|Media 'In The Tank' For Liberals|
Tuesday October 31, 7:00 pm ET
Media Bias: Do journalists have an agenda this election season? It sure looks that way. A study released Tuesday by a media watchdog group concludes that news coverage on network TV skews heavily toward Democrats.
The study by the Center for Media and Public Affairs confirms what we've been saying for a long time: The media's liberal beliefs get in the way of honest reporting of elections and other key elements of our democracy, like the economy.
The study looked at midterm election stories on the evening newscasts of the Big Three -- ABC, CBS and NBC. It found that in the run-up to Tuesday's election, 77% of the coverage of Democrats has been positive, while 88% of the coverage of Republicans has skewed negative.
This bias is pervasive. It poisons our democracy and mocks the very idea of the Fourth Estate's vital constitutional role as an honest arbiter of information.

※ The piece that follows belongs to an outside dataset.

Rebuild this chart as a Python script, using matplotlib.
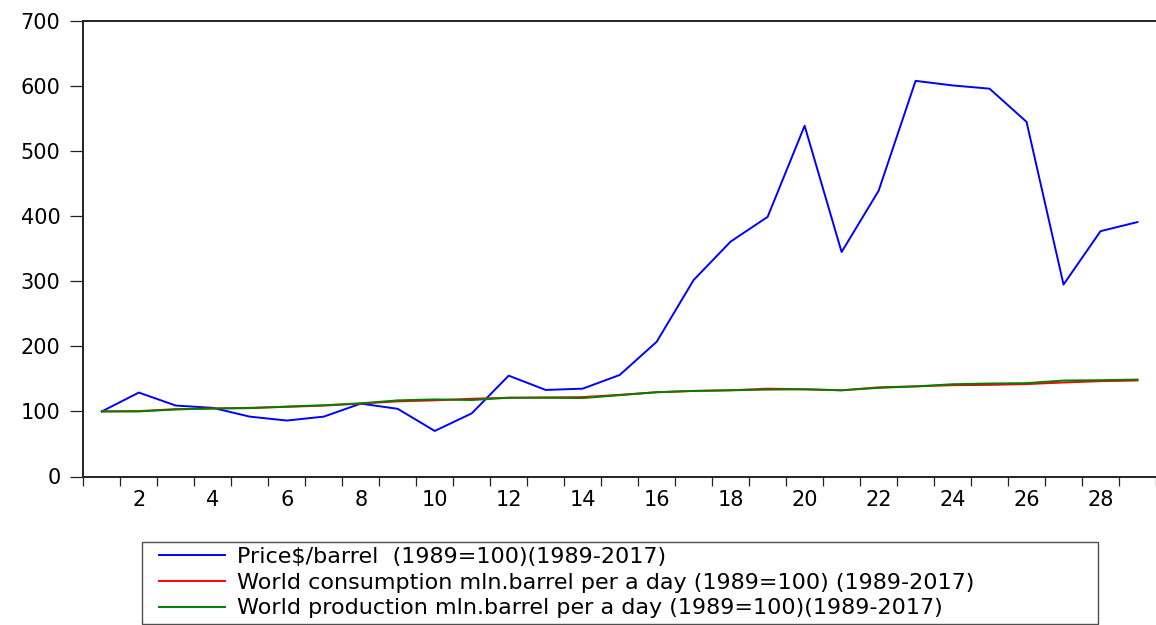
import numpy as np
import matplotlib
matplotlib.use("Agg")
import matplotlib.pyplot as plt
from matplotlib import figure
from matplotlib.lines import Line2D
from matplotlib.legend_handler import HandlerLine2D

# index 1..29 (1989-2017), 1989 = 100
years: list[int] = list(range(1, 30))
price: list[float] = [100, 129, 109, 105.5, 92, 86, 92, 112, 104, 70,
                      97, 155, 133, 135, 156, 207, 302, 361, 399, 539,
                      345, 439, 608, 601, 596, 545, 295, 377, 391]
consumption: list[float] = [100, 100.5, 103.5, 104.5, 105.5, 107, 109, 112, 115.5, 117,
                            119.5, 121, 121.5, 122, 125.5, 129.5, 131.5, 132.5, 135, 134,
                            132.5, 137, 138.5, 140.3, 140.8, 142, 144.5, 146.5, 147.5]
production: list[float] = [100, 100, 103, 104.5, 105, 107.5, 109.5, 112.5, 117, 118.5,
                           117.5, 121, 121, 120.5, 125, 129.5, 131.5, 132.5, 133.5, 134,
                           132.5, 136.2, 138.5, 141.8, 142.9, 143.5, 147.5, 148, 149]
labels: list[str] = [
    "Price$/barrel  (1989=100)(1989-2017)",
    "World consumption mln.barrel per a day (1989=100) (1989-2017)",
    "World production mln.barrel per a day (1989=100)(1989-2017)",
]
colors: list[str] = ["#0000ff", "#ff0000", "#008000"]

plt.rcParams["font.family"] = ["DejaVu Sans"]

fig: figure.Figure = plt.figure(figsize=(11.56, 6.25), dpi=100)
ax = fig.add_axes((0.0721, 0.2376, 0.9279, 0.7288))

for series, label, color in zip([price, consumption, production], labels, colors):
    ax.plot(years, series, color=color, linewidth=1.4, label=label)

ax.set_xlim(0.5, 29.5)
ax.set_ylim(0, 700)

ax.set_yticks(np.arange(0, 701, 100))
ax.tick_params(axis="y", direction="out", length=9.5, width=0.9, pad=7, labelsize=15, color="#222222")

ax.set_xticks(np.arange(2, 29, 2))
ax.set_xticks(np.arange(0.5, 30, 1), minor=True)
ax.tick_params(axis="x", which="major", length=0, pad=10, labelsize=15)
ax.tick_params(axis="x", which="minor", direction="out", length=6.5, width=0.9, color="#222222")

for side in ["left", "bottom", "top"]:
    ax.spines[side].set_linewidth(1.4)
    ax.spines[side].set_color("#222222")
ax.spines["right"].set_visible(False)

leg = fig.legend(loc="upper left", bbox_to_anchor=(0.1231, 0.0035, 0.8269, 0.1298),
                 mode="expand", fontsize=16, frameon=True, fancybox=False,
                 handlelength=3.47, handletextpad=0.54, labelspacing=0.25,
                 borderpad=0.25, borderaxespad=0.0,
                 handler_map={Line2D: HandlerLine2D(xpad=0.5)})
leg.get_frame().set_edgecolor("#222222")
leg.get_frame().set_linewidth(1.0)

fig.savefig("out.png", dpi=100)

Here are just a few recent examples from this election cycle:
The New York Times decides it will endorse no Republicans -- none -- for office in any race for House or Senate. This breaks a tradition dating back to 1972 of endorsing at least one GOP member each year -- usually a liberal such as former New York Rep. Hamilton Fish or Connecticut Sen. Lowell Weicker.
Major news outlets, such as Newsweek, publish glowing reports on Illinois Democratic Sen. Barack Obama's prospects for the 2008 presidency -- even though he's a political neophyte with virtually no legislative record of note.
News outlets go into a frenzy over critical remarks made by conservative radio host Rush Limbaugh of actor Michael J. Fox's support for Missouri's Proposition 2. Limbaugh apologizes, but the media virtually ignore the issue behind the proposition: whether human embryos should be destroyed for use in stem cell research.
The Washington Post continues its unrelenting negative coverage of Virginia Sen. George Allen's race for re-election, especially his allegedly racist use of the word "macaca," while ignoring or downplaying major questions about his opponent, Democrat James Webb.
Good news on the economy -- including solid GDP growth, 6.4 million new jobs, rising wages, a new high for the Dow industrials and a record $13 trillion increase in household wealth -- is ignored. Some news organizations darkly hint that one piece of obvious good news -- falling oil prices -- is really a conspiracy by a secretive cabal of oil industry leaders, led by President Bush.
John Kerry remarks to students that if they don't study hard, they might get "stuck in Iraq." At the least, it suggests contempt for the brave young men and women serving there. Though his comments are made in Pasadena, Calif. -- right in the Los Angeles Times' backyard -- the Times doesn't report them. (It does find room for a three-part, 15-page, 26-photo saga on "Chad and Dave," a gay couple from Atlanta who had twins through surrogate birth).
CNN's "Anderson Cooper 360" airs footage showing enemy snipers targeting U.S. troops in Iraq, and Rep. Duncan Hunter, chairman of the House Armed Services Committee, calls the CNN video "terrorist propaganda." The media just yawn.
We could go on and, yes, it's gotten that crazy. Everywhere you look, the evidence of media bias is overwhelming. Yet much of the media remain blindered -- almost as if they don't want to know how bad they've really become.
Newspapers got a reminder of this when the Audit Bureau of Circulation reported this week that readership of major metropolitan papers continues to slide. In the six months ended in September, circulation at major U.S. newspapers slid 2.8%. Decliners were led by the egregiously and at times laughably liberal L.A. Times, which plunged 8%. (IBD was up 2.5%).
Some of the drop is no doubt due to the advent of new media like the Internet. It's also clear that many people, disgruntled with the unchecked bias of the mainstream outlets, are finding their news, views and facts elsewhere.
Some in the big media are getting the idea. For instance, Mark Halperin, political director of ABC News who is on tour with his new book, is acknowledging that reporters' bias "tilts the coverage quite frequently, in many issues, in a liberal direction."
"Fox News Sunday" anchor Chris Wallace, a self-described Democrat, calls the media's blatant favoritism "astonishing." Meanwhile, liberal journalist Juan Williams agrees with the assertion that CNN is "in the tank" for the Democrats.
Small concessions, but important ones. As they say in the self-help community, the first step to getting better is admitting you have a problem. In the media's case, the problem is extreme bias. For the sake of American democracy, let's hope for a successful recovery.